**To be done:**
No images are to be carried over; print all other material exactly as it stands.

**Source data:**

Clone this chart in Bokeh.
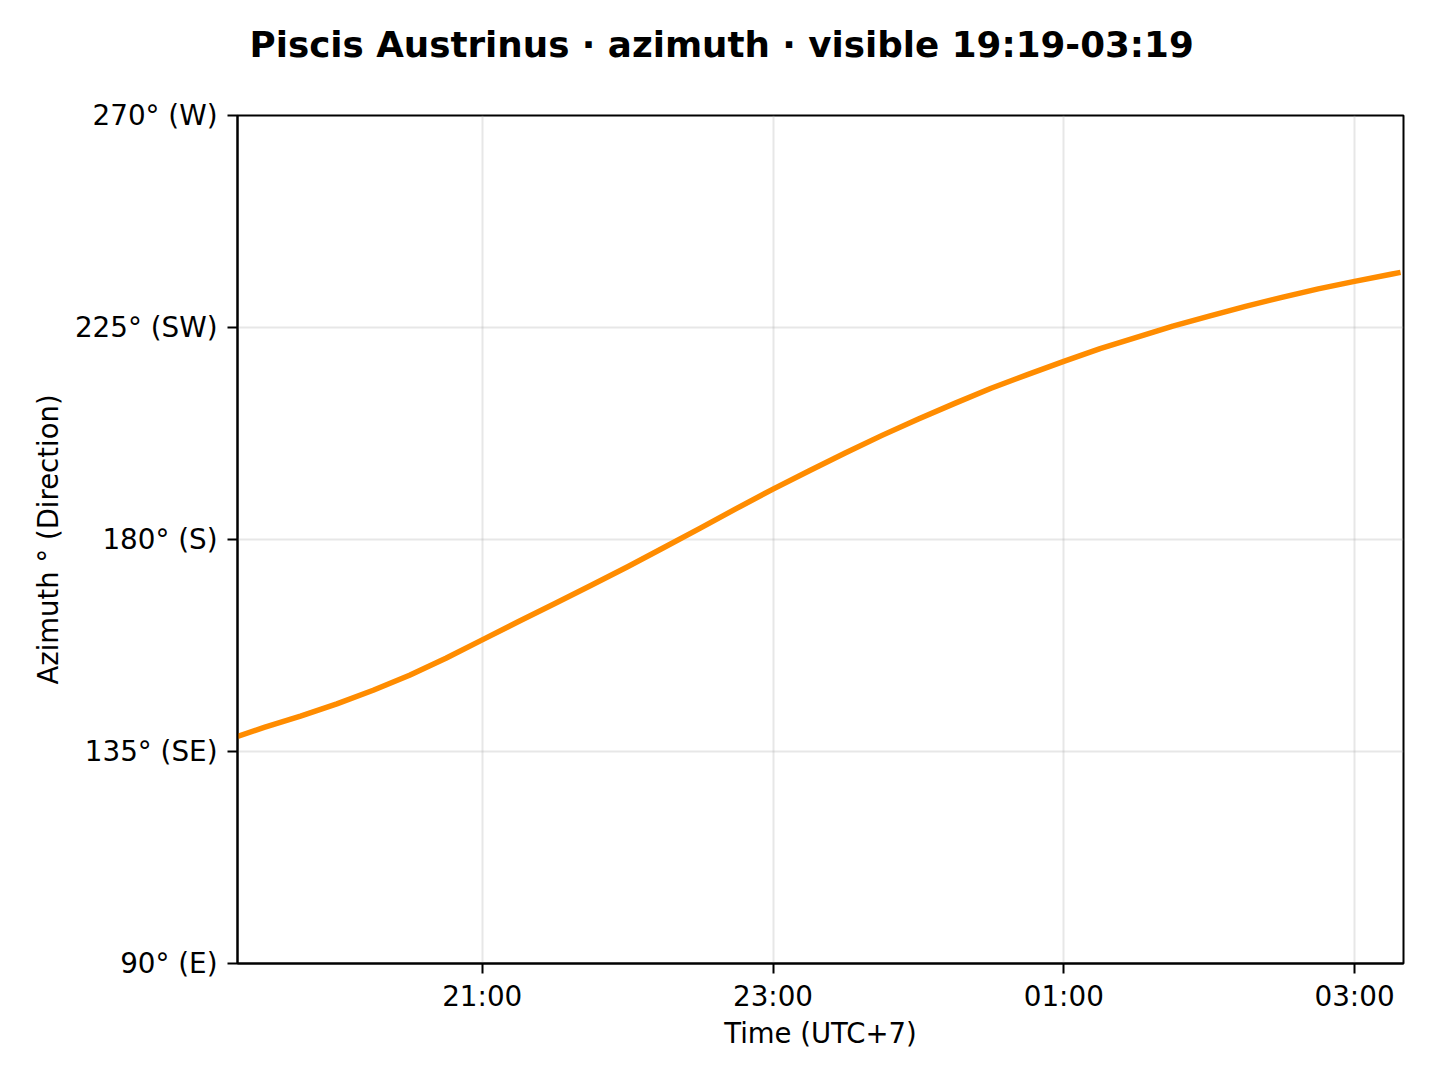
from bokeh.plotting import figure
from bokeh.models import FixedTicker, Range1d
from bokeh.layouts import column
from bokeh.core.properties import value
from bokeh.embed import file_html
from bokeh.resources import INLINE

# ---- data ----
times = ["19:19", "19:30", "19:45", "20:00", "20:15", "20:30", "20:45",
         "21:00", "21:15", "21:30", "21:45", "22:00", "22:15", "22:30", "22:45",
         "23:00", "23:15", "23:30", "23:45", "00:00", "00:15", "00:30", "00:45",
         "01:00", "01:15", "01:30", "01:45", "02:00", "02:15", "02:30", "02:45",
         "03:00", "03:15", "03:19"]
azimuth = [138.2, 140.1, 142.5, 145.1, 148.0, 151.2, 154.8,
           158.7, 162.6, 166.4, 170.3, 174.2, 178.3, 182.4, 186.6,
           190.7, 194.6, 198.4, 202.1, 205.6, 208.9, 212.1, 215.0,
           217.8, 220.5, 222.9, 225.3, 227.4, 229.5, 231.4, 233.2,
           234.8, 236.3, 236.7]

x_tick_labels = ["21:00", "23:00", "01:00", "03:00"]
y_ticks = [90, 135, 180, 225, 270]
y_tick_labels = ["90° (E)", "135° (SE)", "180° (S)", "225° (SW)", "270° (W)"]

title_text = "Piscis Austrinus · azimuth · visible 19:19-03:19"
x_label = "Time (UTC+7)"
y_label = "Azimuth ° (Direction)"


def to_hours(s):
    h, m = s.split(":")
    v = int(h) + int(m) / 60.0
    if v < 12:
        v += 24
    return v


xs = [to_hours(t) for t in times]
x_ticks = [to_hours(t) for t in x_tick_labels]

FONT = "DejaVu Sans"

W = 1432
TITLE_H = 80
BL, BR = 237, 29

# ---- title strip (a small svg figure holding the title text) ----
t = figure(width=W, height=TITLE_H, output_backend="svg", toolbar_location=None,
           x_range=Range1d(0, 1), y_range=Range1d(0, 1),
           x_axis_type=None, y_axis_type=None,
           min_border_left=BL, min_border_right=BR,
           min_border_top=0, min_border_bottom=0)
t.outline_line_color = None
t.grid.visible = False
t.background_fill_color = "white"
t.border_fill_color = "white"
# anchored at the strip's bottom-left corner, shifted in pixels
t.text(x=[0], y=[0], text=[title_text], x_offset=12, y_offset=-36,
       text_font=value(FONT), text_font_size="35.7px", text_font_style="bold",
       text_color="black", text_align="left", text_baseline="alphabetic")

# ---- main chart ----
p = figure(width=W, height=1072 - TITLE_H, output_backend="svg", toolbar_location=None,
           x_range=Range1d(to_hours("19:19"), to_hours("03:19") + 0.02),
           y_range=Range1d(90, 270),
           min_border_left=BL, min_border_right=BR,
           min_border_top=115 - TITLE_H, min_border_bottom=109)

p.line(xs, azimuth, line_color="#ff8c00", line_width=5.5, line_join="round")

# frame
p.outline_line_color = "black"
p.outline_line_width = 2
p.outline_line_alpha = 1.0
p.background_fill_color = "white"
p.border_fill_color = "white"

# axes
for ax in (p.xaxis[0], p.yaxis[0]):
    ax.axis_line_color = "black"
    ax.axis_line_width = 2
    ax.major_tick_line_color = "black"
    ax.major_tick_line_width = 2
    ax.major_tick_out = 10
    ax.major_tick_in = 0
    ax.minor_tick_line_color = None
    ax.major_label_text_font = FONT
    ax.major_label_text_font_size = "27.8px"
    ax.major_label_text_color = "black"
    ax.axis_label_text_font = FONT
    ax.axis_label_text_font_size = "27.5px"
    ax.axis_label_text_font_style = "normal"
    ax.axis_label_text_color = "black"

p.xaxis.ticker = FixedTicker(ticks=x_ticks)
p.xaxis.major_label_overrides = {v: lab for v, lab in zip(x_ticks, x_tick_labels)}
p.xaxis.axis_label = x_label
p.xaxis.major_label_standoff = 6
p.xaxis.axis_label_standoff = 1

p.yaxis.ticker = FixedTicker(ticks=y_ticks)
p.yaxis.major_label_overrides = {v: lab for v, lab in zip(y_ticks, y_tick_labels)}
p.yaxis.axis_label = y_label
p.yaxis.major_label_standoff = 10
p.yaxis.axis_label_standoff = 8

# grid
p.xgrid.ticker = FixedTicker(ticks=x_ticks)
p.ygrid.ticker = FixedTicker(ticks=y_ticks)
for g in (p.xgrid[0], p.ygrid[0]):
    g.grid_line_color = "#b0b0b0"
    g.grid_line_alpha = 0.3
    g.grid_line_width = 2

layout = column(t, p, spacing=0)
open("out.html", "w").write(file_html(layout, INLINE))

**Response to the task:**
Clone this chart in Bokeh.
from bokeh.plotting import figure
from bokeh.models import FixedTicker, Range1d
from bokeh.layouts import column
from bokeh.core.properties import value
from bokeh.embed import file_html
from bokeh.resources import INLINE

# ---- data ----
times = ["19:19", "19:30", "19:45", "20:00", "20:15", "20:30", "20:45",
         "21:00", "21:15", "21:30", "21:45", "22:00", "22:15", "22:30", "22:45",
         "23:00", "23:15", "23:30", "23:45", "00:00", "00:15", "00:30", "00:45",
         "01:00", "01:15", "01:30", "01:45", "02:00", "02:15", "02:30", "02:45",
         "03:00", "03:15", "03:19"]
azimuth = [138.2, 140.1, 142.5, 145.1, 148.0, 151.2, 154.8,
           158.7, 162.6, 166.4, 170.3, 174.2, 178.3, 182.4, 186.6,
           190.7, 194.6, 198.4, 202.1, 205.6, 208.9, 212.1, 215.0,
           217.8, 220.5, 222.9, 225.3, 227.4, 229.5, 231.4, 233.2,
           234.8, 236.3, 236.7]

x_tick_labels = ["21:00", "23:00", "01:00", "03:00"]
y_ticks = [90, 135, 180, 225, 270]
y_tick_labels = ["90° (E)", "135° (SE)", "180° (S)", "225° (SW)", "270° (W)"]

title_text = "Piscis Austrinus · azimuth · visible 19:19-03:19"
x_label = "Time (UTC+7)"
y_label = "Azimuth ° (Direction)"


def to_hours(s):
    h, m = s.split(":")
    v = int(h) + int(m) / 60.0
    if v < 12:
        v += 24
    return v


xs = [to_hours(t) for t in times]
x_ticks = [to_hours(t) for t in x_tick_labels]

FONT = "DejaVu Sans"

W = 1432
TITLE_H = 80
BL, BR = 237, 29

# ---- title strip (a small svg figure holding the title text) ----
t = figure(width=W, height=TITLE_H, output_backend="svg", toolbar_location=None,
           x_range=Range1d(0, 1), y_range=Range1d(0, 1),
           x_axis_type=None, y_axis_type=None,
           min_border_left=BL, min_border_right=BR,
           min_border_top=0, min_border_bottom=0)
t.outline_line_color = None
t.grid.visible = False
t.background_fill_color = "white"
t.border_fill_color = "white"
# anchored at the strip's bottom-left corner, shifted in pixels
t.text(x=[0], y=[0], text=[title_text], x_offset=12, y_offset=-36,
       text_font=value(FONT), text_font_size="35.7px", text_font_style="bold",
       text_color="black", text_align="left", text_baseline="alphabetic")

# ---- main chart ----
p = figure(width=W, height=1072 - TITLE_H, output_backend="svg", toolbar_location=None,
           x_range=Range1d(to_hours("19:19"), to_hours("03:19") + 0.02),
           y_range=Range1d(90, 270),
           min_border_left=BL, min_border_right=BR,
           min_border_top=115 - TITLE_H, min_border_bottom=109)

p.line(xs, azimuth, line_color="#ff8c00", line_width=5.5, line_join="round")

# frame
p.outline_line_color = "black"
p.outline_line_width = 2
p.outline_line_alpha = 1.0
p.background_fill_color = "white"
p.border_fill_color = "white"

# axes
for ax in (p.xaxis[0], p.yaxis[0]):
    ax.axis_line_color = "black"
    ax.axis_line_width = 2
    ax.major_tick_line_color = "black"
    ax.major_tick_line_width = 2
    ax.major_tick_out = 10
    ax.major_tick_in = 0
    ax.minor_tick_line_color = None
    ax.major_label_text_font = FONT
    ax.major_label_text_font_size = "27.8px"
    ax.major_label_text_color = "black"
    ax.axis_label_text_font = FONT
    ax.axis_label_text_font_size = "27.5px"
    ax.axis_label_text_font_style = "normal"
    ax.axis_label_text_color = "black"

p.xaxis.ticker = FixedTicker(ticks=x_ticks)
p.xaxis.major_label_overrides = {v: lab for v, lab in zip(x_ticks, x_tick_labels)}
p.xaxis.axis_label = x_label
p.xaxis.major_label_standoff = 6
p.xaxis.axis_label_standoff = 1

p.yaxis.ticker = FixedTicker(ticks=y_ticks)
p.yaxis.major_label_overrides = {v: lab for v, lab in zip(y_ticks, y_tick_labels)}
p.yaxis.axis_label = y_label
p.yaxis.major_label_standoff = 10
p.yaxis.axis_label_standoff = 8

# grid
p.xgrid.ticker = FixedTicker(ticks=x_ticks)
p.ygrid.ticker = FixedTicker(ticks=y_ticks)
for g in (p.xgrid[0], p.ygrid[0]):
    g.grid_line_color = "#b0b0b0"
    g.grid_line_alpha = 0.3
    g.grid_line_width = 2

layout = column(t, p, spacing=0)
open("out.html", "w").write(file_html(layout, INLINE))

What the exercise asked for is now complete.